German Leader Pledges Aid in Yugoslavia
PRIZREN, Yugoslavia — German Chancellor Gerhard Schroeder pledged moral and material aid to ethnic Albanians and Serbs on Friday but told them that democracy was the key to their future.
Thousands of ethnic Albanians mobbed the chancellor, shouting “Schroeder! Schroeder!” and “Deutschland! Deutschland!” as he walked through the streets of Prizren, the city in southwestern Kosovo where German peacekeepers are based.
Securing democracy in Yugoslavia is a “precondition for improving the region,” Schroeder said later, setting the tone for a major summit next week on the future of the Balkans.
He acknowledged, however, that it will take plenty of work to bridge the ethnic divide in Kosovo, the Serbian province where sporadic violence continues despite the presence of more than 30,000 NATO peacekeepers.
Schroeder’s five-hour visit was an important show of Western support for peace in Kosovo. It also was full of symbolism for Germany, which is trying to forge a new role as a continental peace builder.
He thanked 6,300 German peacekeepers in the province, who represent the country’s biggest foreign military deployment since World War II.

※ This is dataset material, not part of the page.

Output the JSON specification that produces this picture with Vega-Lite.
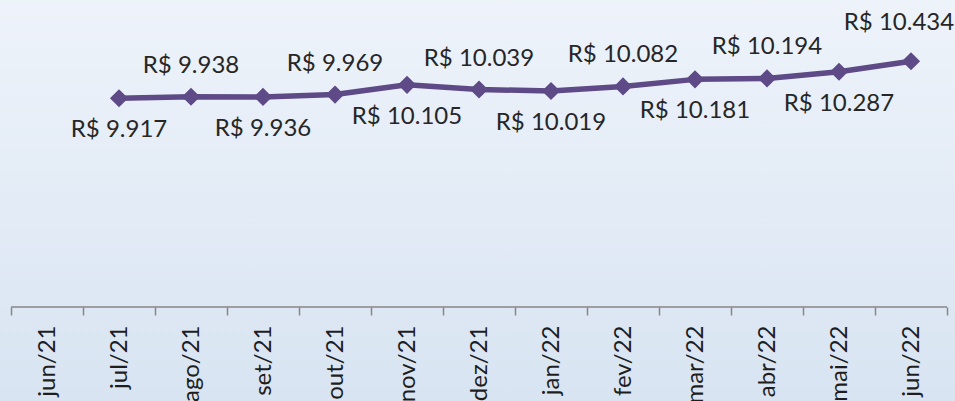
{
  "$schema": "https://vega.github.io/schema/vega-lite/v6.json",
  "width": 955,
  "height": 401,
  "autosize": {"type": "none"},
  "padding": 0,
  "background": "#D9E4F2",
  "config": {
    "view": {
      "stroke": null,
      "fill": {"gradient": "linear", "x1": 0, "y1": 0, "x2": 0, "y2": 1, "stops": [{"offset": 0, "color": "#EEF3FA"}, {"offset": 1, "color": "#D8E4F2"}]}
    },
    "font": "Lato"
  },
  "data": {
    "values": [
      {"mes": "jul/21", "valor": 9.917, "rotulo": "R$ 9.917"},
      {"mes": "ago/21", "valor": 9.938, "rotulo": "R$ 9.938"},
      {"mes": "set/21", "valor": 9.936, "rotulo": "R$ 9.936"},
      {"mes": "out/21", "valor": 9.969, "rotulo": "R$ 9.969"},
      {"mes": "nov/21", "valor": 10.105, "rotulo": "R$ 10.105"},
      {"mes": "dez/21", "valor": 10.039, "rotulo": "R$ 10.039"},
      {"mes": "jan/22", "valor": 10.019, "rotulo": "R$ 10.019"},
      {"mes": "fev/22", "valor": 10.082, "rotulo": "R$ 10.082"},
      {"mes": "mar/22", "valor": 10.181, "rotulo": "R$ 10.181"},
      {"mes": "abr/22", "valor": 10.194, "rotulo": "R$ 10.194"},
      {"mes": "mai/22", "valor": 10.287, "rotulo": "R$ 10.287"},
      {"mes": "jun/22", "valor": 10.434, "rotulo": "R$ 10.434"}
    ]
  },
  "encoding": {
    "x": {
      "field": "mes",
      "type": "nominal",
      "sort": null,
      "scale": {
        "domain": ["jun/21", "jul/21", "ago/21", "set/21", "out/21", "nov/21", "dez/21", "jan/22", "fev/22", "mar/22", "abr/22", "mai/22", "jun/22"],
        "paddingInner": 0,
        "paddingOuter": 0.132,
        "align": 0.58
      },
      "axis": {
        "title": null,
        "orient": "bottom",
        "offset": -94,
        "domain": false,
        "tickColor": "#868686",
        "tickWidth": 1.5,
        "tickSize": 8,
        "tickBand": "extent",
        "labelAngle": -90,
        "labelAlign": "right",
        "labelBaseline": "middle",
        "labelPadding": 10,
        "labelFont": "Lato",
        "labelFontSize": 24,
        "labelColor": "#1E1E1E",
        "labelOverlap": false,
        "labelBound": false,
        "grid": false
      }
    },
    "y": {
      "field": "valor",
      "type": "quantitative",
      "scale": {"domain": [5.687, 11.29], "zero": false, "nice": false},
      "axis": null
    }
  },
  "layer": [
    {
      "data": {"values": [{"inicio": "jun/21", "fim": "jun/22", "base": 7}]},
      "mark": {"type": "rule", "color": "#868686", "strokeWidth": 1.5},
      "encoding": {
        "x": {"field": "inicio", "type": "nominal", "bandPosition": 0},
        "x2": {"field": "fim", "bandPosition": 1},
        "y": {"field": "base", "type": "quantitative"}
      }
    },
    {
      "mark": {"type": "line", "color": "#5E4A86", "strokeWidth": 5.5, "strokeJoin": "round"}
    },
    {
      "mark": {"type": "point", "shape": "diamond", "filled": true, "size": 330, "color": "#5E4A86", "opacity": 1}
    },
    {
      "transform": [{"filter": {"field": "mes", "oneOf": ["ago/21", "out/21", "dez/21", "fev/22", "abr/22"]}}],
      "mark": {"type": "text", "dy": -31, "baseline": "middle", "align": "center", "font": "Lato", "fontSize": 24, "color": "#262626"},
      "encoding": {"text": {"field": "rotulo", "type": "nominal"}}
    },
    {
      "transform": [{"filter": {"field": "mes", "oneOf": ["jun/22"]}}],
      "mark": {"type": "text", "dy": -38, "dx": -12, "baseline": "middle", "align": "center", "font": "Lato", "fontSize": 24, "color": "#262626"},
      "encoding": {"text": {"field": "rotulo", "type": "nominal"}}
    },
    {
      "transform": [{"filter": {"field": "mes", "oneOf": ["jul/21", "set/21", "nov/21", "jan/22", "mar/22", "mai/22"]}}],
      "mark": {"type": "text", "dy": 32, "baseline": "middle", "align": "center", "font": "Lato", "fontSize": 24, "color": "#262626"},
      "encoding": {"text": {"field": "rotulo", "type": "nominal"}}
    }
  ]
}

“You cannot make people forget historic guilt and historic crimes,” he told the troops, referring to Germany’s tarnished military past. “But what the German army is doing here is creating a new picture of Germany that is dutiful . . . a picture of a peaceful Germany.”
The Kosovo conflict was an early test for the newly elected German chancellor. He provided pivotal support in NATO’s 11-week air campaign against Yugoslavia, resisting antiwar sentiment and risking the collapse of Germany’s first center-left government since the 1980s.